I use the phrase “realistically painted” loosely. Marx produced the painted figures in the United States, then shipped them overseas to Taiwan and Hong Kong for painting. The quality of the painting varied.
Some of the sets also came with paint so the purchaser could paint them themselves. The quality of those paint jobs also could vary widely of course. A skilled hobbyist could do a better job than the prepainted figures, while an unskilled hobbyist’s work would look worse than the prepainted figures.
Painting figures is a skill that almost anyone can learn. Here are my tips, as a non-artist, for painting miniature figures passably.

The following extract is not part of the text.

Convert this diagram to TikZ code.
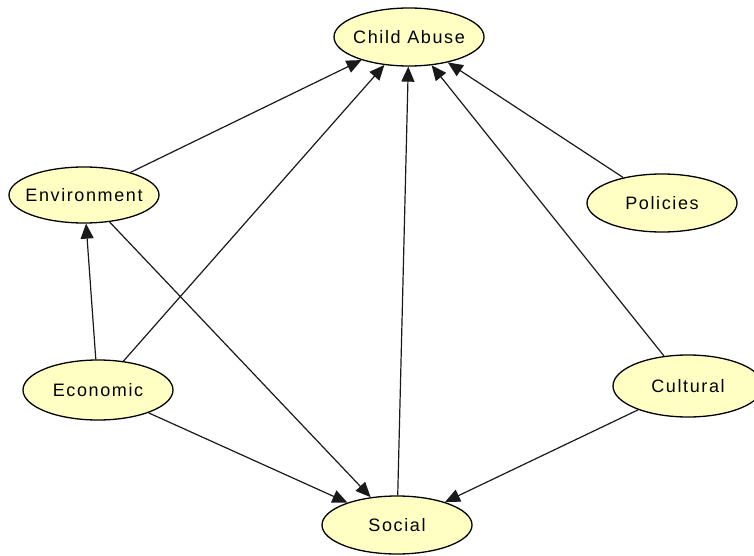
\documentclass[tikz,border=0pt]{standalone}
\usepackage{fontspec}
\setmainfont{Liberation Sans}[LetterSpace=9]
\usetikzlibrary{shapes.geometric,arrows.meta}
\definecolor{nodefill}{HTML}{FFFFC4}
\newcommand{\lbl}[1]{\makebox[0pt]{#1}}
\tikzset{
  vnode/.style={ellipse, draw=black, line width=1.3pt, fill=nodefill,
    minimum width=150pt, minimum height=58pt, inner sep=0pt,
    font=\fontsize{18}{21}\selectfont},
  edge/.style={draw=black!90, line width=1.2pt, -{Triangle[length=15pt,width=13pt]}}
}
\begin{document}
\begin{tikzpicture}[x=1pt,y=-1pt]
\useasboundingbox (0,0) rectangle (754,556);
\node[vnode] (child) at (409,37) {\lbl{Child Abuse}};
\node[vnode, minimum height=56pt] (env) at (84,195) {\lbl{Environment}};
\node[vnode] (pol) at (662,203) {\lbl{Policies}};
\node[vnode, minimum height=60pt] (eco) at (98,390) {\lbl{Economic}};
\node[vnode, minimum height=62pt] (cul) at (688,386) {\lbl{Cultural}};
\node[vnode] (soc) at (397,525) {\lbl{Social}};
\draw[edge] (env) -- (child);
\draw[edge] (eco) -- (child);
\draw[edge] (soc) -- (child);
\draw[edge] (cul) -- (child);
\draw[edge] (pol) -- (child);
\draw[edge] (eco) -- (env);
\draw[edge] (env) -- (soc);
\draw[edge] (eco) -- (soc);
\draw[edge] (cul) -- (soc);
\end{tikzpicture}
\end{document}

I barely passed my grade school art classes and never pursued art after 8th grade, so if I can follow this formula, you can too.
Collecting Marx presidential figures today
Marx presidential figures turn up on Ebay very regularly. Collecting them may be easier today than it was in the 1960s and 70s when they were still in retail stores. Of course the most common figures are the figures up to Eisenhower, but Kennedy, Johnson and Nixon are hardly rare. It’s likely that revered presidents like Washington, Jefferson, and Lincoln sold in larger quantities and were saved in larger quantities than unremarkable or controversial presidents, but it doesn’t seem to make a lot of difference in price.
Frequently you’ll pay more for shipping than you will for an individual figure itself, so the cheapest way to collect them is to buy them in lots, or hold out for a complete set. It’s not significantly more expensive to ship 10 figures than to ship one.
Of course buying them locally is possible. People tended to hold onto them as keepsakes, so they turn up in estates and at antique stores. I typically pay $2-$3 apiece for them locally. It just takes a lot more patience to collect them this way.
Patric Verrone has produced figures to pick up where Marx left off, from Ford to Biden. Verrone’s editions cost more than the originals, but they look like what Marx would have made, so if you want to update your set, he’s your source. Of course they will always be much less common than the Marx originals, since he makes them in his kitchen.